Indian banks look set to reward shareholders with the highest dividend in at least seven years.
The country's banks are forecast to take their share in aggregate payout across all sectors to 13% for the year ending March 31, 2024, according to S&P Global Market Intelligence. This is up from 12% for the fiscal year ended March 31, 2023, and 9% in the year ended March 31, 2022.
This is a sharp rebound from just 1% in 2020, when the Reserve Bank of India asked lenders to conserve cash and suspend dividend payments due to COVID-19. HDFC Bank Ltd., which declared a special dividend to commemorate 25 years of its operation, was the only major lender to make a payout for 2020. Indian banks' share in aggregate dividends stood at 7.6% in the fiscal year ended March 2017 and 5% each in the following two pre-pandemic years, according to Market Intelligence data.
Ready to capitalize
"Banks remain well-positioned to capitalize on opportunities in the Indian economy and banking industry," said Tusharika Aggarwal, a dividend forecasting research analyst at S&P Global Market Intelligence.

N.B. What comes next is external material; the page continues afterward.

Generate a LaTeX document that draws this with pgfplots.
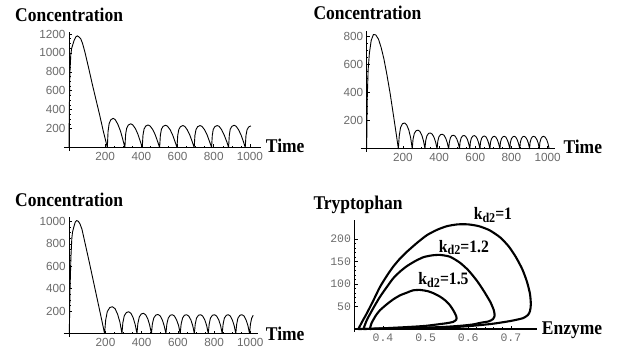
\documentclass[border=0pt]{standalone}
\usepackage{fontspec}
\usepackage{pgfplots}
\pgfplotsset{compat=1.18}
\setmainfont{Liberation Serif}
\newfontfamily\ttl{Liberation Serif}[FakeStretch=0.9]
\newfontfamily\tks{Liberation Sans}
\newfontfamily\tkm{Liberation Mono}
\newcommand{\tfont}{\ttl\bfseries\fontsize{19.5}{19.5}\selectfont}
\newcommand{\kfont}{\ttl\bfseries\fontsize{17.5}{17.5}\selectfont}
\newcommand{\kd}[1]{k\raisebox{-2.5bp}{\fontsize{13.5}{13.5}\selectfont d2}=#1}
\begin{document}
\begin{tikzpicture}
\useasboundingbox (0,0) rectangle (618bp,349bp);
\pgfplotsset{
  mma/.style={scale only axis, axis lines=middle, axis line style={-, line width=0.7bp},
    tick align=inside, major tick length=3bp, minor tick length=1.6bp,
    tick style={black, line width=0.5bp},
    tick label style={font=\tks\fontsize{11.8}{11.8}\selectfont, text=black!58},
    xticklabel style={yshift=-1bp},
    minor x tick num=3, minor y tick num=3, clip=false,
    xtick={200,400,600,800,1000}, xticklabels={200,400,600,800,1000}},
  crv/.style={black, line width=0.9bp, line join=round},
}
% ---------------- panel 1 ----------------
\begin{axis}[mma, at={(63.9bp,198.2bp)}, anchor=south west, width=196.9bp, height=118.7bp,
  xmin=-28, xmax=1060, ymin=-35, ymax=1220,
  ytick={200,400,600,800,1000,1200}, yticklabels={200,400,600,800,1000,1200}]
\addplot[crv] coordinates {
(0,0)(2,400)(5,780)(10,980)(15,1050)(20,1080)(28,1130)(38,1170)(46,1180)(55,1170)(65,1150)(75,1100)(88,1010)(110,830)(130,660)(150,500)(170,340)(190,170)(212,0)
(216,169)(222,253)(231,293)(244,308)(255,296)(270,246)(285,172)(299,74)(309,0)
(313,138)(319,205)(328,238)(341,250)(352,240)(367,200)(381,140)(395,60)(405,0)
(409,131)(415,195)(424,226)(437,238)(448,228)(463,190)(477,133)(491,57)(501,0)
(505,129)(511,193)(520,223)(533,235)(544,226)(559,188)(573,132)(587,56)(597,0)
(601,128)(607,190)(616,220)(629,232)(640,223)(654,186)(668,130)(682,56)(692,0)
(696,128)(702,190)(711,220)(724,232)(735,223)(750,186)(764,130)(778,56)(788,0)
(792,128)(797,190)(806,220)(819,232)(830,223)(844,186)(858,130)(873,56)(882,0)
(886,129)(891,193)(900,223)(912,235)(923,226)(937,188)(951,132)(965,56)(974,0)
(978,125)(984,187)(993,217)(1005,228)
};
\end{axis}
% ---------------- panel 2 ----------------
\begin{axis}[mma, at={(360.7bp,197.2bp)}, anchor=south west, width=194.2bp, height=120.9bp,
  xmin=-33, xmax=1040, ymin=-22, ymax=838,
  ytick={200,400,600,800}, yticklabels={200,400,600,800}]
\addplot[crv] coordinates {
(0,0)(3,350)(8,560)(15,680)(25,770)(37,812)(50,810)(65,780)(80,720)(95,640)(110,540)(130,390)(150,220)(165,90)(175,0)
(180,92)(187,150)(198,178)(210,183)(221,170)(233,132)(243,77)(252,0)
(256,66)(263,108)(273,128)(284,132)(294,123)(305,95)(314,55)(322,0)
(326,56)(333,92)(342,109)(352,112)(362,104)(372,81)(381,47)(389,0)
(393,52)(399,84)(408,100)(418,103)(427,96)(437,74)(445,43)(453,0)
(457,48)(463,79)(471,93)(480,96)(489,89)(498,69)(506,40)(513,0)
(516,47)(522,77)(530,91)(539,94)(547,87)(556,68)(563,39)(570,0)
(573,47)(579,76)(587,90)(595,93)(604,86)(612,67)(619,39)(626,0)
(629,45)(635,74)(643,87)(651,90)(659,84)(667,65)(674,38)(681,0)
(684,44)(690,72)(698,85)(706,88)(714,82)(722,63)(729,37)(736,0)
(739,44)(745,72)(753,85)(761,88)(769,82)(777,63)(784,37)(791,0)
(794,44)(800,72)(808,85)(816,88)(824,82)(832,63)(839,37)(846,0)
(849,44)(855,72)(862,85)(870,88)(878,82)(887,63)(894,37)(900,0)
(903,44)(909,72)(916,85)(924,88)(932,82)(941,63)(948,37)(954,0)
(957,44)(963,72)(970,85)(978,88)(986,82)(995,63)(1002,37)(1008,0)
};
\end{axis}
% ---------------- panel 3 ----------------
\begin{axis}[mma, at={(63.5bp,12.1bp)}, anchor=south west, width=194.0bp, height=120.2bp,
  xmin=-32, xmax=1040, ymin=-30, ymax=1042,
  ytick={200,400,600,800,1000}, yticklabels={200,400,600,800,1000}]
\addplot[crv] coordinates {
(0,0)(4,390)(9,680)(14,850)(18,905)(25,950)(33,995)(41,1008)(50,1000)(59,978)(70,930)(88,800)(110,640)(134,460)(162,250)(180,115)(195,0)
(201,120)(210,196)(224,232)(238,239)(253,222)(267,172)(280,100)(291,0)
(296,97)(304,159)(316,188)(328,194)(341,180)(353,140)(364,81)(374,0)
(379,90)(387,148)(398,175)(410,180)(422,167)(434,130)(444,76)(454,0)
(459,85)(467,139)(478,165)(490,170)(502,158)(514,122)(524,71)(534,0)
(539,84)(547,138)(558,163)(570,168)(581,156)(593,121)(604,71)(613,0)
(618,84)(626,138)(636,163)(648,168)(660,156)(672,121)(682,71)(691,0)
(696,84)(703,138)(714,163)(726,168)(737,156)(749,121)(759,71)(768,0)
(773,84)(780,138)(791,163)(803,168)(814,156)(826,121)(836,71)(845,0)
(850,84)(857,138)(868,163)(879,168)(890,156)(901,121)(911,71)(920,0)
(925,84)(932,138)(943,163)(954,168)(966,156)(977,121)(987,71)(996,0)
(1001,84)(1008,138)(1016,163)
};
\end{axis}
% ---------------- panel 4 ----------------
\begin{axis}[scale only axis, at={(354.5bp,17.3bp)}, anchor=south west, width=182.3bp, height=111.8bp,
  xmin=0.333, xmax=0.761, ymin=-6, ymax=243,
  axis x line=middle, axis y line=left, axis line style={-, line width=1.8bp},
  tick align=inside, major tick length=3bp, minor tick length=1.8bp,
  tick style={black, line width=0.6bp},
  tick label style={font=\tkm\fontsize{11.5}{11.5}\selectfont, text=black!58},
  xticklabel style={yshift=-1bp},
  xtick={0.4,0.5,0.6,0.7}, xticklabels={0.4,0.5,0.6,0.7},
  ytick={50,100,150,200}, yticklabels={50,100,150,200},
  minor x tick num=4, minor y tick num=4, clip=false]
\addplot[black, line width=2.1bp, smooth, tension=0.4] coordinates {
(0.342,0)(0.352,18)(0.362,35)(0.378,65)(0.393,94)(0.410,120)(0.424,139)(0.44,157)(0.456,172)(0.48,192)(0.503,209)(0.527,221)(0.550,229)(0.575,233)(0.60,233)(0.625,229)(0.65,220)(0.675,204)(0.695,184)(0.712,160)(0.727,133)(0.738,105)(0.745,78)(0.747,55)(0.745,40)(0.740,31)(0.728,24)(0.70,18)(0.66,12)(0.62,8)(0.58,5)(0.54,3.5)(0.50,2.5)(0.45,1.5)(0.40,0.8)(0.342,0)
};
\addplot[black, line width=2.1bp, smooth, tension=0.4] coordinates {
(0.354,0)(0.362,20)(0.378,48)(0.393,72)(0.41,95)(0.424,113)(0.44,128)(0.456,140)(0.475,151)(0.495,160)(0.515,164)(0.534,165)(0.557,161)(0.58,148)(0.60,131)(0.62,108)(0.637,84)(0.652,60)(0.660,42)(0.662,30)(0.658,22)(0.648,17)(0.63,14)(0.61,10)(0.58,7)(0.54,4.5)(0.50,3)(0.45,1.8)(0.40,0.8)(0.354,0)
};
\addplot[black, line width=2.1bp, smooth, tension=0.4] coordinates {
(0.369,0)(0.373,13)(0.383,30)(0.393,42)(0.41,56)(0.424,66)(0.44,75)(0.456,81)(0.47,86)(0.487,87)(0.506,84)(0.52,79)(0.534,72)(0.547,63)(0.557,53)(0.566,40)(0.572,28)(0.572,21)(0.565,16)(0.55,13)(0.534,11)(0.50,7)(0.46,4.5)(0.42,2.5)(0.39,1)(0.369,0)
};
\node[font=\kfont] at (axis cs:0.658,254) {\kd{1}};
\node[font=\kfont] at (axis cs:0.590,181) {\kd{1.2}};
\node[font=\kfont] at (axis cs:0.542,109) {\kd{1.5}};
\end{axis}
% ---------------- titles ----------------
\node[anchor=base west, inner sep=0pt, font=\tfont] at (15bp,327.3bp) {Concentration};
\node[anchor=base west, inner sep=0pt, font=\tfont] at (313.3bp,329bp) {Concentration};
\node[anchor=base west, inner sep=0pt, font=\tfont] at (15bp,142.3bp) {Concentration};
\node[anchor=base west, inner sep=0pt, font=\tfont] at (313.3bp,139bp) {Tryptophan};
\node[anchor=base west, inner sep=0pt, font=\tfont] at (265.7bp,196.3bp) {Time};
\node[anchor=base west, inner sep=0pt, font=\tfont] at (563.3bp,195.7bp) {Time};
\node[anchor=base west, inner sep=0pt, font=\tfont] at (265.7bp,8.3bp) {Time};
\node[anchor=base west, inner sep=0pt, font=\tfont] at (541.7bp,14.7bp) {Enzyme};
\end{tikzpicture}
\end{document}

India's brisk economic activity will likely "sustain high credit growth, resulting in excellent earnings forecasts for Indian banks," Aggarwal said.
Several Indian banks recently reported record net profits, thanks to rising interest rates and strong credit growth as the country's economy recovered from the pandemic. Banks, especially state-owned, have also reduced their bad debts and improved financial metrics such as capital-to-risk-weighted assets and common equity Tier 1 ratios. The systemwide gross nonperforming asset ratio fell to 3.9% in March, the lowest in 10 years, according to the Reserve Bank of India (RBI).
Bank profits have stayed resilient globally despite heightened macroeconomic uncertainty and bank failures earlier this year, as they thrived under a high-interest-rate environment. As a result, banks' dividend payments across the globe will increase 8.5% in calendar year 2023 and 6% in 2024, according to estimates Market Intelligence provided in an Aug. 7 report.
The major Indian banks are set to see dividend payouts above this average, as they benefited from high public infrastructure spending and a growing economy. The RBI expects India's economy to grow 6.5% in the fiscal year that started April 1, after a 7.0% expansion in the last fiscal year.
"If the asset quality remains robust as it is in the current environment, then banks will require to make less provisioning against bad loans," Aggarwal said. "Increase in credit growth means banks will give out more loans expanding the net interest income."
In addition to asset quality and credit growth, a reduction in interest rates by the RBI will help banks achieve higher margins, as they will lower the interest rates on deposits with immediate effect, with a lag on rates levied on loans, the analyst added.
Axis Bank Ltd., Bandhan Bank Ltd. and AU Small Finance Bank Ltd. will lead dividend payout increases in the next few years, Aggarwal said.
Axis Bank's dividend payout is estimated to surge 49% for fiscal year 2024, the data shows. ICICI Bank Ltd. and HDFC Bank are also set to boost their fiscal 2024 dividends by 19% and 12%, respectively, followed by a 10% increase at State Bank of India.